Un’operazione più ampia
L’attività in corso di esecuzione si colloca nell’ambito di una più vasta operazione internazionale svolta in sinergia con la Gendarmeria francese e con la Polizia Cantonale del Ticino che, grazie ad appositi Ordini Europei di Indagine e ad attività di rogatoria internazionale adottati dalla locale Procura della Repubblica, in concomitanza con le attività di polizia giudiziaria in Italia, stanno eseguendo perquisizioni presso la sede di Lugano della fiduciaria che fa capo al principale indagato e presso l’abitazione del medesimo professionista svizzero arrestato per riciclaggio e, per quanto concerne la Francia, perquisizioni presso l’abitazione e l’ufficio del dirigente della multinazionale francese accusato di aver intascato tangenti per oltre 700.000 euro. La cooperazione fra Autorità Giudiziarie e Forze di Polizia, resa possibile anche grazie al Servizio per la Cooperazione Internazionale di Polizia della Direzione Centrale della Polizia Criminale e al Comando Generale – II Reparto della Guardia di Finanza, ha favorito il rapido sviluppo delle indagini e lo scambio informativo tra gli investigatori, consentendo anche l’attivazione di mirate osservazioni transfrontaliere in territorio elvetico, ai sensi dell’Accordo di Schengen.
Nove indagati in totale
Complessivamente, sono 9 i soggetti indagati, a vario titolo, per il reato di riciclaggio internazionale aggravato dalla finalità di consentire a terzi di commettere condotte di corruzione fra privati, frode fiscale mediante uso di fatture per operazioni inesistenti o più articolate operazioni di interposizione fittizia di veicoli societari creati ad hoc per dirottare in paradisi fiscali redditi altrimenti imponibili in Italia e, infine, corruzione fra privati.

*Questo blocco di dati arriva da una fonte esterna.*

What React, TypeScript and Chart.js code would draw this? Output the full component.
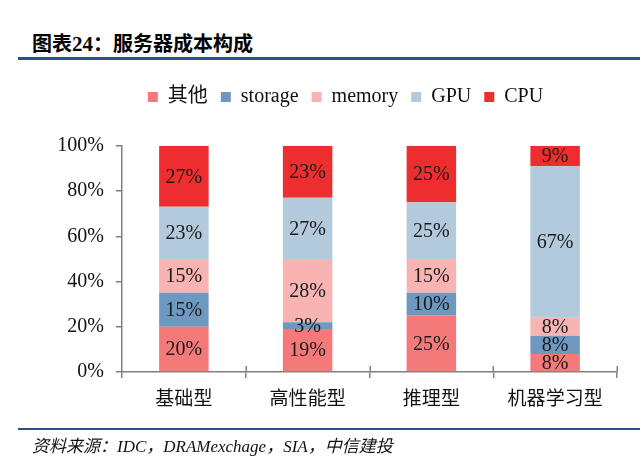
import React, { useEffect, useRef } from "react";
import { Chart, registerables } from "chart.js";

Chart.register(...registerables);

const categories = ["基础型", "高性能型", "推理型", "机器学习型"];
const seriesNames = ["其他", "storage", "memory", "GPU", "CPU"];
const otherValues = [20, 19, 25, 8];
const storageValues = [15, 3, 10, 8];
const memoryValues = [15, 28, 15, 8];
const gpuValues = [23, 27, 25, 67];
const cpuValues = [27, 23, 25, 9];
const seriesColors = ["#F47A7A", "#6E98C0", "#F8B3B3", "#B3C9DC", "#EE2E2E"];
const yMin = 0;
const yMax = 100;
const yStep = 20;
const titleHan = "图表";
const titleNum = "24";
const titleColon = "：";
const titleText = "服务器成本构成";
const sourceText = "资料来源：IDC，DRAMexchage，SIA，中信建投";

const SERIF = '"Liberation Serif", "Times New Roman", "Noto Sans CJK SC", serif';
const CJK = '"Noto Sans CJK SC", sans-serif';
const AXIS = "#808080";

const barLabelPlugin = {
  id: "barLabels",
  afterLayout(chart: any) {
    const l = chart.legend;
    if (l) {
      l.left += 9;
      l.right += 9;
    }
  },
  afterDatasetsDraw(chart: any) {
    const ctx = chart.ctx;
    ctx.save();
    ctx.font = `20px ${SERIF}`;
    ctx.fillStyle = "#1a1a1a";
    ctx.textAlign = "center";
    ctx.textBaseline = "middle";
    chart.data.datasets.forEach((ds: any, i: number) => {
      const meta = chart.getDatasetMeta(i);
      meta.data.forEach((el: any, j: number) => {
        const p = el.getProps(["x", "y", "base"], true);
        ctx.fillText(ds.data[j] + "%", p.x, (p.y + p.base) / 2 + 1);
      });
    });
    // upward half of category boundary ticks (crossing the x axis)
    const xs = chart.scales.x;
    const bottom = chart.chartArea.bottom;
    ctx.strokeStyle = AXIS;
    ctx.lineWidth = 1.5;
    for (let k = 1; k <= categories.length; k++) {
      const px = Math.round(xs.getPixelForValue(k - 0.5)) + 0.25;
      ctx.beginPath();
      ctx.moveTo(px, bottom - 6);
      ctx.lineTo(px, bottom);
      ctx.stroke();
    }
    ctx.restore();
  },
};

export default function App() {
  const ref = useRef<HTMLCanvasElement | null>(null);

  useEffect(() => {
    if (!ref.current) return;
    const seriesValues = [otherValues, storageValues, memoryValues, gpuValues, cpuValues];
    const chart = new Chart(ref.current, {
      type: "bar",
      data: {
        labels: categories,
        datasets: seriesNames.map((name, i) => ({
          label: name,
          data: seriesValues[i],
          backgroundColor: seriesColors[i],
          borderWidth: 0,
          categoryPercentage: 1,
          barPercentage: 0.4,
        })),
      },
      plugins: [barLabelPlugin],
      options: {
        responsive: false,
        animation: false,
        layout: { padding: { top: 74, left: 56, right: 23, bottom: 0 } },
        plugins: {
          tooltip: { enabled: false },
          legend: {
            position: "top",
            labels: {
              boxWidth: 10,
              boxHeight: 10,
              padding: 13,
              color: "#111",
              font: { family: SERIF, size: 20 },
            },
          },
          title: {
            display: true,
            text: " ",
            position: "top",
            weight: 100,
            padding: 0,
            font: { size: 24 },
          } as any,
        },
        scales: {
          x: {
            stacked: true,
            grid: { drawOnChartArea: false, drawTicks: true, tickLength: 6, color: AXIS, lineWidth: 1.5, offset: true },
            border: { color: AXIS, width: 1.5 },
            ticks: {
              color: "#111",
              padding: 8,
              font: { family: CJK, size: 19 },
            },
            afterFit: (s: any) => {
              s.height = 87;
            },
          },
          y: {
            stacked: true,
            min: yMin,
            max: yMax,
            grid: { drawOnChartArea: false, drawTicks: true, tickLength: 6, color: AXIS, lineWidth: 1.5 },
            border: { color: AXIS, width: 1.5 },
            ticks: {
              stepSize: yStep,
              color: "#111",
              padding: 12,
              font: { family: SERIF, size: 20 },
              callback: (v: any) => v + "%",
            },
            afterFit: (s: any) => {
              s.width = 66;
            },
          },
        },
      } as any,
    });
    return () => chart.destroy();
  }, []);

  const titleStyle: React.CSSProperties = {
    position: "absolute",
    top: 29,
    fontFamily: CJK,
    fontWeight: 700,
    fontSize: 20,
    lineHeight: "28px",
    color: "#000",
    whiteSpace: "nowrap",
  };

  return (
    <div
      style={{
        position: "fixed",
        left: 0,
        top: 0,
        width: 640,
        height: 459,
        background: "#fff",
        overflow: "hidden",
      }}
    >
      <div style={{ ...titleStyle, left: 32 }}>
        {titleHan}
        <span style={{ fontFamily: SERIF, fontSize: 21 }}>{titleNum}</span>
        {titleColon}
      </div>
      <div style={{ ...titleStyle, left: 113 }}>{titleText}</div>
      <div
        style={{
          position: "absolute",
          left: 18,
          right: 0,
          top: 57,
          height: 2.5,
          background: "#24528a",
        }}
      />
      <canvas
        ref={ref}
        width={640}
        height={459}
        style={{ position: "absolute", left: 0, top: 0, width: 640, height: 459 }}
      />
      <div
        style={{
          position: "absolute",
          left: 18,
          right: 0,
          top: 428,
          height: 1.5,
          background: "#2b5283",
        }}
      />
      <div
        style={{
          position: "absolute",
          left: 32,
          top: 436,
          fontFamily: SERIF,
          fontStyle: "italic",
          fontSize: 17,
          lineHeight: "22px",
          color: "#111",
          whiteSpace: "nowrap",
        }}
      >
        {sourceText}
      </div>
    </div>
  );
}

La multinazionale milanese, che grazie alle tangenti pagate dai sui ex dirigenti, avrebbe ottenuto una commessa da 20 milioni di euro, dovrà rispondere ai sensi della disciplina della responsabilità amministrativa degli enti che prevede l’applicabilità di sanzioni pecuniarie oltre al sequestro del profitto delle condotte corruttive commesse a proprio beneficio e vantaggio.